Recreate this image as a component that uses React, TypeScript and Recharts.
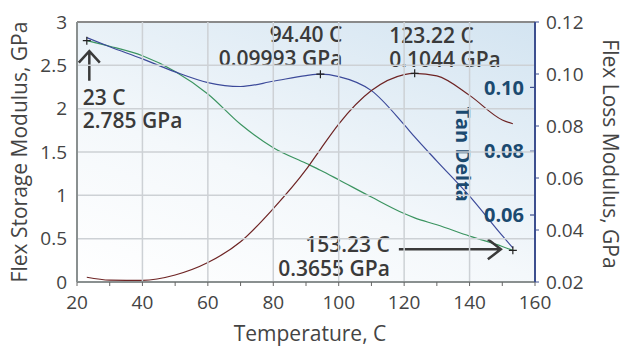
import React from "react";
import {
  ComposedChart,
  Line,
  XAxis,
  YAxis,
  ReferenceDot,
  ReferenceLine,
} from "recharts";

// temperature (C) and the three DMA curves
const temps = [23, 30, 40, 50, 60, 70, 80, 90, 94.4, 100, 110, 120, 123.22, 130, 140, 150, 153.23];
const storage = [2.785, 2.72, 2.61, 2.43, 2.17, 1.82, 1.55, 1.37, 1.29, 1.18, 0.98, 0.79, 0.74, 0.66, 0.53, 0.41, 0.3655];
const loss = [0.114, 0.1105, 0.1058, 0.1008, 0.0967, 0.0952, 0.0972, 0.0994, 0.09993, 0.099, 0.0936, 0.0805, 0.0758, 0.0665, 0.053, 0.0378, 0.0331];
const tanDelta = [0.0405, 0.0396, 0.0395, 0.0412, 0.0451, 0.0516, 0.062, 0.0742, 0.0806, 0.0885, 0.099, 0.104, 0.1044, 0.1036, 0.0975, 0.0898, 0.0886];

const xTicks = [20, 30, 40, 50, 60, 70, 80, 90, 100, 110, 120, 130, 140, 150, 160];
const storageTicks = [0, 0.5, 1, 1.5, 2, 2.5, 3];
const lossTicks = [0.02, 0.04, 0.06, 0.08, 0.1, 0.12];
const tanTicks = [0.06, 0.08, 0.1];

const rows = temps.map((t, i) => ({ t, storage: storage[i], loss: loss[i], tan: tanDelta[i] }));

const FONT = "'Open Sans', 'DejaVu Sans', sans-serif";
const INK = "#3a3a3a";
const TAN = "#1b4a70";
const GRID = "#cdd1d5";

const annoText = { fontFamily: FONT, fontSize: 21, fontWeight: 600, fill: INK } as const;
const tickStyle = { fill: "#444", fontSize: 19, fontFamily: FONT };
const titleStyle = { fill: "#444", fontSize: 21, fontFamily: FONT };

// x ticks: label every 20, grid line up through the plot for the inner ones
const XTick = ({ x, y, payload }: any) => {
  const v = payload.value;
  const major = v % 20 === 0;
  return (
    <g>
      {major && v > 20 && v < 160 && (
        <line x1={x} x2={x} y1={y - 15} y2={y - 274} stroke={GRID} strokeWidth={1.5} />
      )}
      {major && (
        <text x={x} y={y} dy="0.71em" textAnchor="middle" {...tickStyle}>{v}</text>
      )}
    </g>
  );
};

// left ticks: label plus horizontal grid line across the plot
const YTick = ({ x, y, payload }: any) => {
  const v = payload.value;
  return (
    <g>
      {v > 0 && v < 3 && (
        <line x1={x + 11} x2={x + 467} y1={y} y2={y} stroke={GRID} strokeWidth={1.5} />
      )}
      <text x={x} y={y} dy="0.355em" textAnchor="end" {...tickStyle}>{v}</text>
    </g>
  );
};

const plus = (cx: number, cy: number) => (
  <path d={`M${cx - 4},${cy}h8M${cx},${cy - 4}v8`} stroke="#222" strokeWidth={1.2} fill="none" />
);

const StartMark = ({ cx, cy }: any) => (
  <g>
    {plus(cx, cy)}
    <path d={`M${cx + 2.5},${cy + 40}V${cy + 11}M${cx - 8},${cy + 22}L${cx + 2.5},${cy + 10.5}L${cx + 13},${cy + 22}`}
      stroke={INK} strokeWidth={2.5} fill="none" />
    <text x={cx - 4} y={cy + 64} {...annoText}>23 C</text>
    <text x={cx - 4} y={cy + 87} {...annoText}>2.785 GPa</text>
  </g>
);

const LossPeak = ({ cx, cy }: any) => (
  <g>
    {plus(cx, cy)}
    <text x={cx + 22} y={cy - 32} textAnchor="end" {...annoText}>94.40 C</text>
    <text x={cx + 22} y={cy - 8.5} textAnchor="end" {...annoText}>0.09993 GPa</text>
  </g>
);

const TanPeak = ({ cx, cy }: any) => (
  <g>
    {plus(cx, cy)}
    <text x={cx - 25.5} y={cy - 30} {...annoText}>123.22 C</text>
    <text x={cx - 25.5} y={cy - 6.5} {...annoText}>0.1044 GPa</text>
  </g>
);

const EndMark = ({ cx, cy }: any) => (
  <g>
    {plus(cx, cy)}
    <path d={`M${cx - 114},${cy - 1}H${cx - 12}M${cx - 25},${cy - 11}L${cx - 12},${cy - 1}L${cx - 25},${cy + 9}`}
      stroke={INK} strokeWidth={2.5} fill="none" />
    <text x={cx - 123} y={cy + 2} textAnchor="end" {...annoText}>153.23 C</text>
    <text x={cx - 123} y={cy + 26} textAnchor="end" {...annoText}>0.3655 GPa</text>
  </g>
);

// inner tan delta scale: tick pointing into the plot plus bold label
const TanTick = (label: string, title: boolean) => ({ cx, cy }: any) => (
  <g>
    <line x1={cx - 5} y1={cy} x2={cx} y2={cy} stroke="#3d4f8f" strokeWidth={1.2} />
    <text x={cx - 11} y={cy} dy="0.36em" textAnchor="end" fill={TAN} fontSize={20} fontWeight={700}
      fontFamily={FONT}>{label}</text>
    {title && (
      <text x={cx - 72} y={cy + 3} textAnchor="middle" dominantBaseline="central"
        transform={`rotate(90 ${cx - 72} ${cy + 3})`} fill={TAN} fontSize={20} fontWeight={700}
        fontFamily={FONT}>Tan Delta</text>
    )}
  </g>
);

export default function App() {
  return (
    <div style={{ position: "absolute", left: 0, top: 0, width: 625, height: 347, background: "#fff" }}>
      <div
        style={{
          position: "absolute",
          left: 77,
          top: 22,
          width: 458,
          height: 260,
          background: "linear-gradient(20deg, #ffffff 0%, #f4f8fb 40%, #d3e4f1 100%)",
        }}
      />
      <div style={{ position: "absolute", left: 0, top: 0 }}>
        <ComposedChart width={625} height={347} data={rows} margin={{ top: 22, right: 0, bottom: 0, left: 0 }}>
          <XAxis
            type="number"
            dataKey="t"
            domain={[20, 160]}
            ticks={xTicks}
            interval={0}
            height={65}
            tickSize={4}
            tickMargin={10}
            tick={XTick}
            axisLine={{ stroke: "#8a9090", strokeWidth: 2 }}
            tickLine={{ stroke: "#666" }}
            label={() => (
              <text x={310} y={341} textAnchor="middle" {...titleStyle}>Temperature, C</text>
            )}
          />
          <YAxis
            yAxisId="left"
            width={77}
            domain={[0, 3]}
            ticks={storageTicks}
            interval={0}
            tickSize={0}
            tickMargin={10}
            tickLine={false}
            tick={YTick}
            axisLine={{ stroke: "#8a9090", strokeWidth: 2 }}
            label={() => (
              <text x={19} y={152} textAnchor="middle" dominantBaseline="central"
                transform="rotate(-90 19 152)" {...titleStyle}>Flex Storage Modulus, GPa</text>
            )}
          />
          <YAxis yAxisId="tan" orientation="right" hide domain={[0.039, 0.1205]} />
          <YAxis
            yAxisId="loss"
            orientation="right"
            width={90}
            domain={[0.02, 0.12]}
            ticks={lossTicks}
            tickFormatter={(v: number) => v.toFixed(2)}
            tickSize={4}
            tickMargin={7}
            tick={tickStyle}
            axisLine={{ stroke: "#3d4f8f", strokeWidth: 2 }}
            tickLine={{ stroke: "#3d4f8f" }}
            label={() => (
              <text x={611} y={154} textAnchor="middle" dominantBaseline="central"
                transform="rotate(90 611 154)" {...titleStyle}>Flex Loss Modulus, GPa</text>
            )}
          />
          <ReferenceLine yAxisId="left" y={3} stroke="#8a8a8a" strokeWidth={2} />
          <Line yAxisId="left" dataKey="storage" type="monotone" stroke="#3b9460" strokeWidth={1.2}
            dot={false} isAnimationActive={false} />
          <Line yAxisId="loss" dataKey="loss" type="monotone" stroke="#3c4a9a" strokeWidth={1.2}
            dot={false} isAnimationActive={false} />
          <Line yAxisId="tan" dataKey="tan" type="monotone" stroke="#6e2424" strokeWidth={1.2}
            dot={false} isAnimationActive={false} />
          {tanTicks.map((v) => (
            <ReferenceDot key={`t${v}`} yAxisId="tan" x={160} y={v} ifOverflow="visible"
              shape={TanTick(v.toFixed(2), v === 0.08)} />
          ))}
          <ReferenceDot yAxisId="left" x={temps[0]} y={storage[0]} shape={StartMark} />
          <ReferenceDot yAxisId="loss" x={temps[8]} y={loss[8]} shape={LossPeak} />
          <ReferenceDot yAxisId="tan" x={temps[12]} y={tanDelta[12]} shape={TanPeak} />
          <ReferenceDot yAxisId="left" x={temps[16]} y={storage[16]} shape={EndMark} />
        </ComposedChart>
      </div>
    </div>
  );
}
——————
- _Exercise objective_
Quote, exactly and only, the lines from the first line of the data above through the line containing "const rows = temps.map((t, i)". The pictures do not belong in it.

- _Exercise answer_
Recreate this image as a component that uses React, TypeScript and Recharts.
import React from "react";
import {
  ComposedChart,
  Line,
  XAxis,
  YAxis,
  ReferenceDot,
  ReferenceLine,
} from "recharts";

// temperature (C) and the three DMA curves
const temps = [23, 30, 40, 50, 60, 70, 80, 90, 94.4, 100, 110, 120, 123.22, 130, 140, 150, 153.23];
const storage = [2.785, 2.72, 2.61, 2.43, 2.17, 1.82, 1.55, 1.37, 1.29, 1.18, 0.98, 0.79, 0.74, 0.66, 0.53, 0.41, 0.3655];
const loss = [0.114, 0.1105, 0.1058, 0.1008, 0.0967, 0.0952, 0.0972, 0.0994, 0.09993, 0.099, 0.0936, 0.0805, 0.0758, 0.0665, 0.053, 0.0378, 0.0331];
const tanDelta = [0.0405, 0.0396, 0.0395, 0.0412, 0.0451, 0.0516, 0.062, 0.0742, 0.0806, 0.0885, 0.099, 0.104, 0.1044, 0.1036, 0.0975, 0.0898, 0.0886];

const xTicks = [20, 30, 40, 50, 60, 70, 80, 90, 100, 110, 120, 130, 140, 150, 160];
const storageTicks = [0, 0.5, 1, 1.5, 2, 2.5, 3];
const lossTicks = [0.02, 0.04, 0.06, 0.08, 0.1, 0.12];
const tanTicks = [0.06, 0.08, 0.1];

const rows = temps.map((t, i) => ({ t, storage: storage[i], loss: loss[i], tan: tanDelta[i] }));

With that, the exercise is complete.